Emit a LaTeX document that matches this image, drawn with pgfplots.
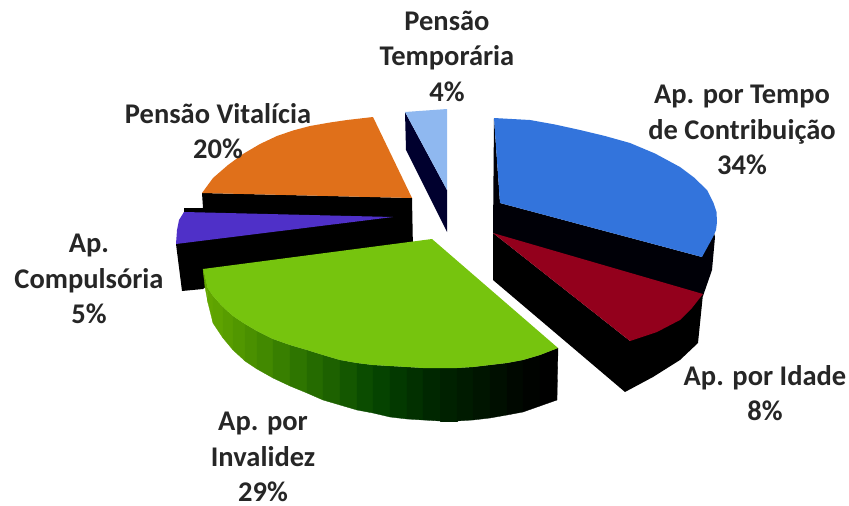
\documentclass[border=0pt]{standalone}
\usepackage{fontspec}
\setmainfont{Carlito}
\usepackage{pgfplots}
\pgfplotsset{compat=1.18}
\definecolor{Blue}{HTML}{3374DC}
\definecolor{Wine}{HTML}{93001C}
\definecolor{Leaf}{HTML}{76C40E}
\definecolor{Orange}{HTML}{E0701A}
\definecolor{Violet}{HTML}{4F30C8}
\definecolor{Sky}{HTML}{8FB8F0}
\definecolor{Navy}{HTML}{00002E}
\definecolor{Ink}{HTML}{262626}
\tikzset{lab/.style={text=Ink,align=center,inner sep=0pt,font=\fontsize{28.5}{35.5}\selectfont\bfseries}}
\begin{document}
\begin{tikzpicture}
\path[use as bounding box] (0,0) rectangle (849pt,506pt);
\begin{axis}[
  at={(0,0)},anchor=south west,
  width=849pt,height=506pt,scale only axis,
  xmin=0,xmax=849,ymin=0,ymax=506,
  y dir=reverse,
  hide axis,
  clip=false,
  colormap={sidegreen}{rgb255(0cm)=(100,168,0); rgb255(3cm)=(48,120,0); rgb255(6cm)=(6,70,0); rgb255(8cm)=(0,40,0); rgb255(12cm)=(0,0,0)},
  point meta min=204,point meta max=530,
]
% sides
\addplot[fill=Navy,draw=none] coordinates {(405,112)(447,190)(447,232)(406,150)} --cycle;
\addplot[fill=black,draw=none] coordinates {(202,193)(412,198)(413,250)(215,280)(203,289)(182,291)(176,244)(184,212)(184,208)(203,208)} --cycle;
\addplot[fill=black!85!Navy,draw=none] coordinates {(494,118)(500,203)(702,257)(712,225)(715,237)(712,270)(703,296)(500,236)(493,233)} --cycle;
\addplot[fill=black,draw=none] coordinates {(493,233)(630,341)(703,294)(698,343)(680,360)(653,377)(625,392)(493,280)} --cycle;
% green side, one band for each step along the rim
\addplot[patch,patch type=rectangle,shader=faceted,faceted color=mapped color,line width=0.3pt,point meta=explicit] table[meta=c] {
x y c
203 269 204
207 287 204
208 303 204
205 287 204
207 287 207
213 296 207
213 323 207
208 303 207
213 296 213
223 307 213
223 338 213
213 323 213
223 307 223
233 316 223
233 350 223
223 338 223
233 316 233
245 324 233
245 361 233
233 350 233
245 324 245
257 331 245
257 369 245
245 361 245
257 331 257
273 339 257
273 378 257
257 369 257
273 339 273
290 345 273
290 386 273
273 378 273
290 345 290
307 350 290
307 393 290
290 386 290
307 350 307
323 355 307
323 400 307
307 393 307
323 355 323
340 360 323
340 405 323
323 400 323
340 360 340
357 363 340
357 410 340
340 405 340
357 363 357
373 365 357
373 413 357
357 410 357
373 365 373
390 366 373
390 417 373
373 413 373
390 366 390
407 367 390
407 419 390
390 417 390
407 367 407
423 368 407
423 420 407
407 419 407
423 368 423
440 368 423
440 421 423
423 420 423
440 368 440
457 368 440
457 421 440
440 421 440
457 368 457
473 367 457
473 420 457
457 421 457
473 367 473
490 365 473
490 418 473
473 420 473
490 365 490
507 363 490
507 415 490
490 418 490
507 363 507
523 360 507
523 412 507
507 415 507
523 360 523
540 355 523
540 406 523
523 412 523
540 355 540
558 348 540
557 400 540
540 406 540
};
% tops
\addplot[fill=Sky,draw=none] coordinates {(405,112)(447,109)(447,190)} --cycle;
\addplot[fill=Orange,draw=none] coordinates {(202,193)(213,178)(228,165)(243,154)(260,144)(277,136)(293,130.5)(310,126)(330,122.5)(347,120)(373,117)(412,198)} --cycle;
\addplot[fill=Violet,draw=none] coordinates {(184,212)(179,220)(177,230)(176,244)(393,217)} --cycle;
\addplot[fill=Leaf,draw=none] coordinates {(203,269)(432,239)(558,348)(540,355)(523,360)(507,363)(490,365)(473,367)(457,368)(440,368)(423,368)(407,367)(390,366)(373,365)(357,363)(340,360)(323,355)(307,350)(290,345)(273,339)(257,331)(245,324)(233,316)(223,307)(213,296)(207,287)} --cycle;
\addplot[fill=Blue,draw=none] coordinates {(494,118)(530,120)(555,124.5)(580,130)(605,136)(630,143)(655,153.5)(680,167)(694,177.5)(707,190)(713.5,203)(716.5,212)(717,222)(716,230)(713,237)(702,257)(500,203)} --cycle;
\addplot[fill=Wine,draw=none] coordinates {(493,233)(703,294)(692,308)(680,320)(657,332)(630,341)} --cycle;
% labels
\node[lab] at (axis cs:447,56) {Pensão\\Temporária\\4\%};
\node[lab] at (axis cs:742,130) {Ap. por Tempo\\de Contribuição\\34\%};
\node[lab] at (axis cs:218,131) {Pensão Vitalícia\\20\%};
\node[lab] at (axis cs:89,279) {Ap.\\Compulsória\\5\%};
\node[lab] at (axis cs:765,393) {Ap. por Idade\\8\%};
\node[lab] at (axis cs:263,457) {Ap. por\\Invalidez\\29\%};
\end{axis}
\end{tikzpicture}
\end{document}
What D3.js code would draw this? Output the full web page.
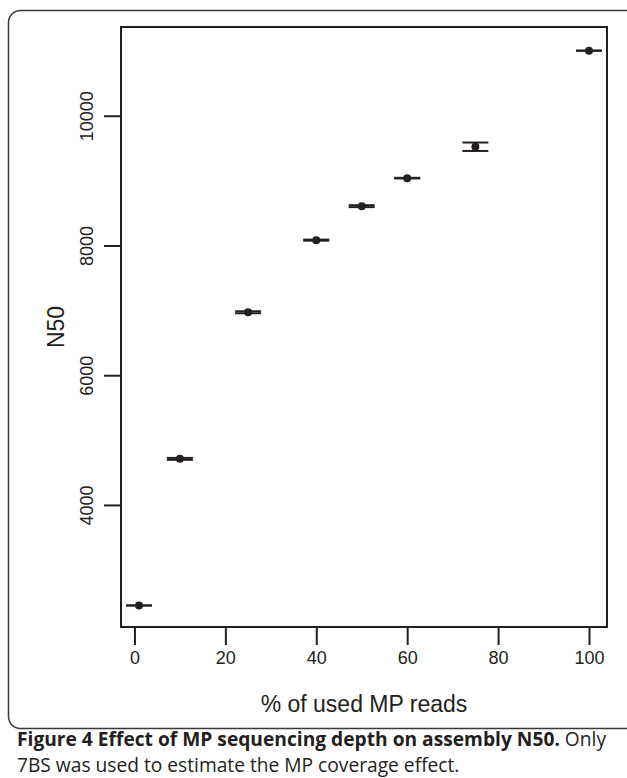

_ _ _ _ _

• What you should do:
Read through the data and copy every line where "this" shows up.

• Expected answer:
Emit a LaTeX document that matches this image, drawn with pgfplots.
What D3.js code would draw this? Output the full web page.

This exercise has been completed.